Vidas de bolsillo
Las colecciones de libros baratos serviría para identificar cada generación de lectores
Si me disculpan la primera persona les contaré que pertenezco a esa tropa provincial de quinceañeros de los años ochenta (¡del siglo ya pasado!) cuya instrucción cultural contó con tres pilares: el boletín de venta por correo de Discoplay, la revista del Círculo de Lectores y el catálogo del Libro de Bolsillo de Alianza Editorial. Digo boletín, revista y catálogo y no fondos porque pasábamos horas hojeando los primeros antes de aventurarnos –cosas del presupuesto- en los segundos. Haciendo de la necesidad virtud, se cumplía el aforismo de Juan Ramón Jiménez: “Para leer muchos libros, comprar pocos”. El paisaje no era muy distinto del que Augusto Monterroso dibujó en Los buscadores de oro (Anagrama), sus chispeantes memorias: las bibliotecas eran tan pobres que solo tenían libros buenos, algo que parece una bendición pero es todo lo contrario (solo con libros buenos no hay manera de construirse un gusto; qué sería de nuestro criterio sin tanto bodrio como nos hemos tragado). Curiosamente, a las librerías no les pasa lo mismo: las malas solo tienen libros malos, o sea, de hoja caduca.

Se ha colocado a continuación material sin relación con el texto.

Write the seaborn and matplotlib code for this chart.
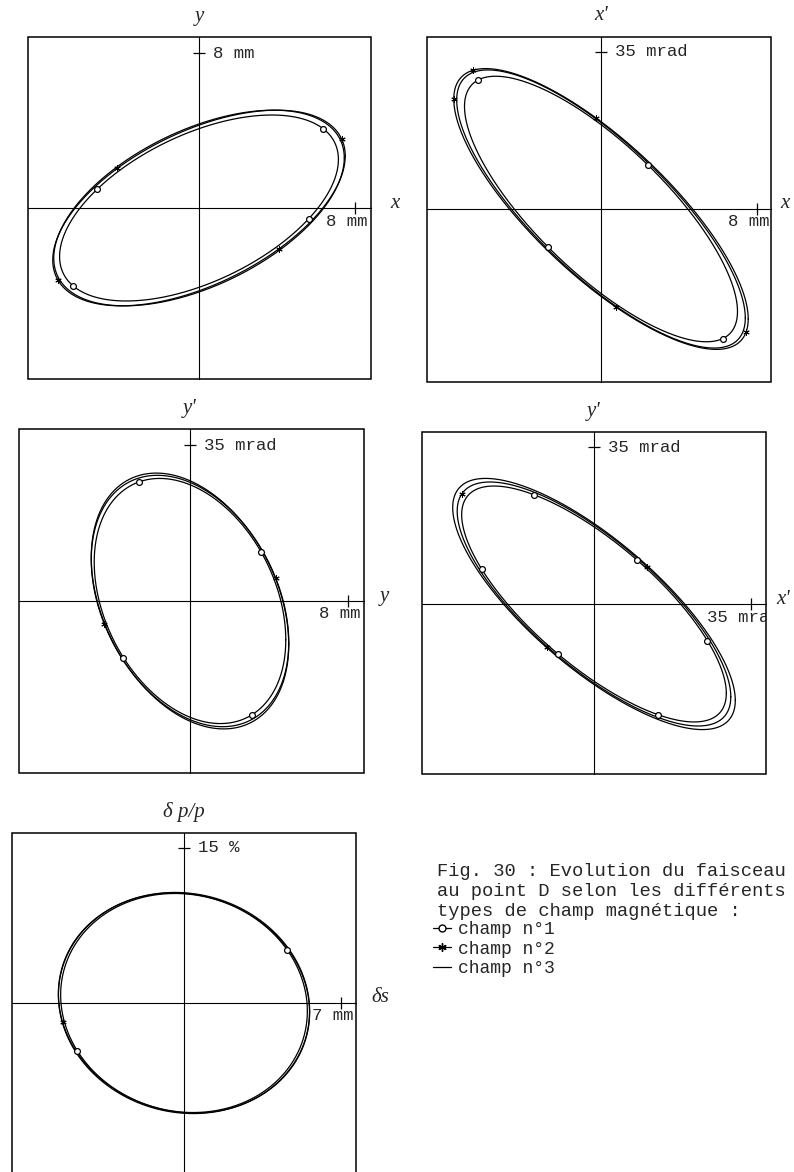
import numpy as np
import matplotlib
matplotlib.use("Agg")
import matplotlib.pyplot as plt
from matplotlib.lines import Line2D
from matplotlib.patches import Rectangle
import seaborn as sns

sns.set_style("white")
plt.rcParams["font.family"] = ["Liberation Mono", "DejaVu Sans Mono"]

W_PX, H_PX = 794, 1172

# Phase-space planes shown in the five panels
x_names = ["x", "x", "y", "x'", "δs"]
y_names = ["y", "x'", "y'", "y'", "δ p/p"]
x_ticks = [8, 8, 8, 35, 7]
y_ticks = [8, 35, 35, 35, 15]
x_tick_labels = ["8 mm", "8 mm", "8 mm", "35 mrad", "7 mm"]
y_tick_labels = ["8 mm", "35 mrad", "35 mrad", "35 mrad", "15 %"]
correlation = [1, -1, -1, -1, -1]

# Beam ellipse of each field type: half-width (max horizontal value),
# half-height (max vertical value) and crossing of the horizontal axis
champ1_width = [7.15, 7.0, 4.85, 29.5, 5.5]
champ1_height = [4.8, 29.6, 27.5, 26.3, 10.6]
champ1_cross = [6.1, 4.45, 4.6, 19.3, 5.485]

champ2_width = [7.5, 7.55, 5.0, 30.5, 5.6]
champ2_height = [5.05, 31.3, 28.2, 27.2, 10.65]
champ2_cross = [6.35, 4.7, 4.72, 19.8, 5.58]

champ3_width = [7.45, 7.4, 5.0, 31.5, 5.6]
champ3_height = [5.05, 31.0, 28.7, 28.0, 10.7]
champ3_cross = [6.4, 4.6, 4.7, 20.2, 5.585]

# Phase (degrees) of the particles marked on the ellipses
champ1_marks = [[-137, -27, 38, 155], [-154, -70, 113, 27],
                [-122, -42, 134, 50], [-117, -71, 148, 106, -31, 61],
                [-33, 150]]
champ2_marks = [[-124, 57, -13, 165], [180, -92, 84, 10, -150],
                [-30, 150], [-165, -67, 110], [165]]

# Panel frames in pixels (left, top, right, bottom), axis origin and tick positions
frames_px = [(28, 37, 371, 379), (427, 37, 771, 382), (19, 429, 364, 773),
             (422, 432, 766, 774), (12, 833, 356, 1177)]
origin_px = [(199, 208), (601, 209), (190, 601), (594, 604), (184, 1003)]
xtick_px = [355, 757, 348, 751, 341]
ytick_px = [53, 52, 445, 447, 848]
side_label_gap = [24, 14, 20, 17, 24]


def ellipse(a, b, xc, sign, t_deg):
    phi = np.arcsin(min(xc / a, 1.0))
    if sign < 0:
        phi = np.pi - phi
    t = np.radians(np.asarray(t_deg, dtype=float))
    return a * np.cos(t), b * np.cos(t + phi)


fig = plt.figure(figsize=(W_PX / 100, H_PX / 100), dpi=100)
phase = np.linspace(0, 360, 721)

for i in range(5):
    L, T, R, B = frames_px[i]
    cx, cy = origin_px[i]
    ax = fig.add_axes([L / W_PX, 1 - B / H_PX, (R - L) / W_PX, (B - T) / H_PX])
    sx = (xtick_px[i] - cx) / x_ticks[i]
    sy = (cy - ytick_px[i]) / y_ticks[i]
    ax.set_xlim((L - cx) / sx, (R - cx) / sx)
    ax.set_ylim((cy - B) / sy, (cy - T) / sy)

    # axis cross through the origin, frame drawn separately
    for side in ["top", "right"]:
        ax.spines[side].set_visible(False)
    for side in ["left", "bottom"]:
        ax.spines[side].set_position(("data", 0))
        ax.spines[side].set_linewidth(0.8)
        ax.spines[side].set_color("black")
    ax.add_patch(Rectangle((0, 0), 1, 1, transform=ax.transAxes, fill=False,
                           lw=1.1, ec="black", clip_on=False, zorder=5))
    ax.set_xticks([x_ticks[i]])
    ax.set_yticks([y_ticks[i]])
    ax.tick_params(direction="inout", length=9, width=0.9, color="black",
                   bottom=True, left=True, labelbottom=False, labelleft=False)

    widths = [champ1_width[i], champ2_width[i], champ3_width[i]]
    heights = [champ1_height[i], champ2_height[i], champ3_height[i]]
    crosses = [champ1_cross[i], champ2_cross[i], champ3_cross[i]]
    for a, b, xc in zip(widths, heights, crosses):
        xs, ys = ellipse(a, b, xc, correlation[i], phase)
        sns.lineplot(x=xs, y=ys, sort=False, estimator=None, color="black",
                     linewidth=0.9, ax=ax, legend=False)

    mx, my = ellipse(champ1_width[i], champ1_height[i], champ1_cross[i],
                     correlation[i], champ1_marks[i])
    ax.plot(mx, my, ls="none", marker="o", mfc="white", mec="black",
            mew=0.9, ms=4.2, zorder=4)
    mx, my = ellipse(champ2_width[i], champ2_height[i], champ2_cross[i],
                     correlation[i], champ2_marks[i])
    ax.plot(mx, my, ls="none", marker=(6, 2, 0), color="black",
            mew=0.7, ms=4.5, zorder=4)

    # tick values written beside the ticks
    ax.annotate(x_tick_labels[i], xy=(x_ticks[i], 0), xytext=(-8, -13),
                textcoords="offset pixels", ha="center", va="center",
                fontsize=12.5, annotation_clip=False, clip_on=True)
    ax.annotate(y_tick_labels[i], xy=(0, y_ticks[i]), xytext=(14, 0),
                textcoords="offset pixels", ha="left", va="center",
                fontsize=12.5, clip_on=True)

    # coordinate names
    fig.text(cx / W_PX, 1 - (T - 21) / H_PX, y_names[i], ha="center",
             va="center", family="Liberation Serif", style="italic",
             fontsize=15)
    fig.text((R + side_label_gap[i]) / W_PX, 1 - (cy - 5) / H_PX,
             x_names[i], ha="center", va="center", family="Liberation Serif",
             style="italic", fontsize=15)

caption = ["Fig. 30 : Evolution du faisceau",
           "au point D selon les différents",
           "types de champ magnétique :"]
for k, line in enumerate(caption):
    fig.text(437 / W_PX, 1 - (872 + 19.5 * k) / H_PX, line, ha="left",
             va="center", fontsize=13.5)

handles = [
    Line2D([], [], color="black", lw=0.9, marker="o", mfc="white",
           mec="black", ms=5),
    Line2D([], [], color="black", lw=0.9, marker=(6, 2, 0), ms=6),
    Line2D([], [], color="black", lw=0.9),
]
fig.legend(handles, ["champ n°1", "champ n°2", "champ n°3"],
           loc="upper left", bbox_to_anchor=(433 / W_PX, 1 - 921 / H_PX),
           frameon=False, prop={"family": "Liberation Mono", "size": 13},
           handlelength=1.0, handletextpad=0.4, labelspacing=0.14,
           borderpad=0, borderaxespad=0)

fig.savefig("out.png", dpi=100, facecolor="white")
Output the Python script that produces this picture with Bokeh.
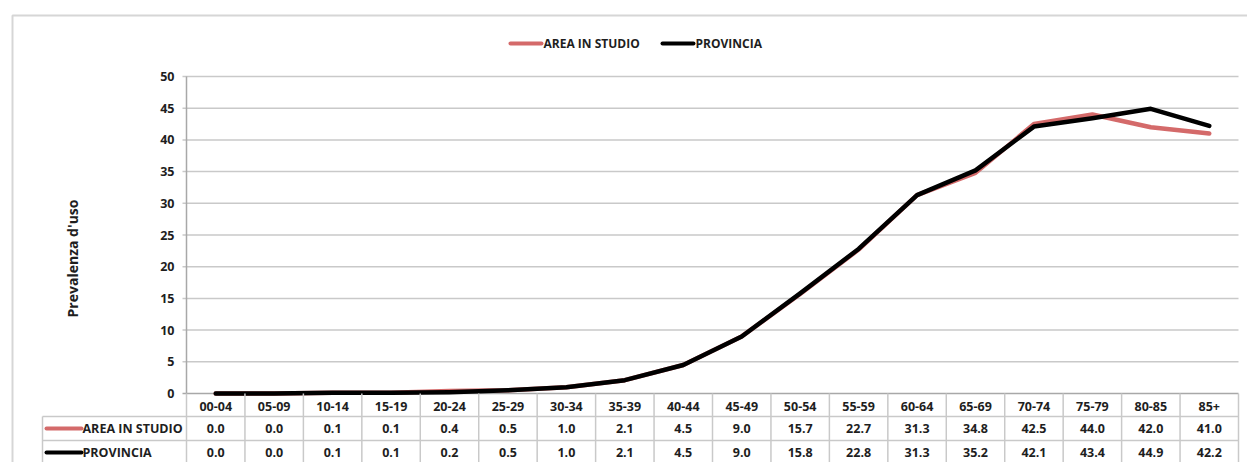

La revolución estalló el día en que en una de aquellas librerías-papelerías con nombre de tienda de lámparas (¿Estiluz?) apareció una estantería urbanizada por el fondo completo del Libro de Bolsillo y con el catálogo colgando de una cuerda, como el péndulo de la sabiduría. Tendría por entonces un millar de títulos y nos entró la fantasía de que saldríamos de la ignorancia si leíamos los mil. Listillos como éramos, lo primero que hicimos fue buscar libros malos, pero no los había. O no supimos verlos entre Borges y Beckett, Camus y Luis Cernuda, Kafka y Nietzsche, Saussure y Francis Oakley, todos los cuentos de Poe (versión de Julio Cortázar) y todos los de Ignacio Aldecoa. Por estar, hasta estaba la traducción de Ferlosio de Los niños selváticos de Lucien Malson, que pidió que se retirase la edición porque las notas del autor de Alfanhuí abultaban tanto como su propio texto.
Eso lo supimos después. Lo mismo que supimos que una novela como La Regenta volvió a las librerías en una edición barata (100 pesetas, 60 céntimos de euro) gracias a aquella iniciativa de Javier Pradera, José Ortega Spottorno y Jaime Salinas, empeñados en que los libros no costasen más que una entrada de cine. Fue Salinas el que pidió a un grafista fogueado diseñando carpetas de discos que se ocupara de las cubiertas. Era el marido de Monique Acheroff, secretaria del editor, y se llamaba Daniel Gil. Más que un diseñador al uso era un poeta visual de la estirpe de Joan Brossa -una bota militar con manchas de sangre para El señor presidente; una media caída en una pierna ortopédica para Tristana-, pero en 2001 el Premio Nacional de Diseño racaneó lo suyo hasta darle una “mención de honor” que no era más que la forma de cerrarle el futuro camino hacia el galardón bueno.
Igual que las generaciones de escritores se identifican por una fecha que marcó sus carreras, puede que un día las generaciones de lectores –con permiso de los nativos digitales- se identifiquen por colecciones de bolsillo: Akal, Destinolibro, Bruguera, Booket, Rocabolsillo, MaxiTusquets, Debolsillo, Penguin Clásicos... En 2012 Austral cumplió 75 años y este curso Alianza celebra su medio siglo. Anagrama lanzó sus Compactos en 1989 de la mano de Patricia Highsmith. Herralde los creó para que evitar que el agente de la madre de Ripley vendiera a la competencia los derechos para ese formato. La colección se acerca a los 700 títulos. Lo que viene siendo toda una vida.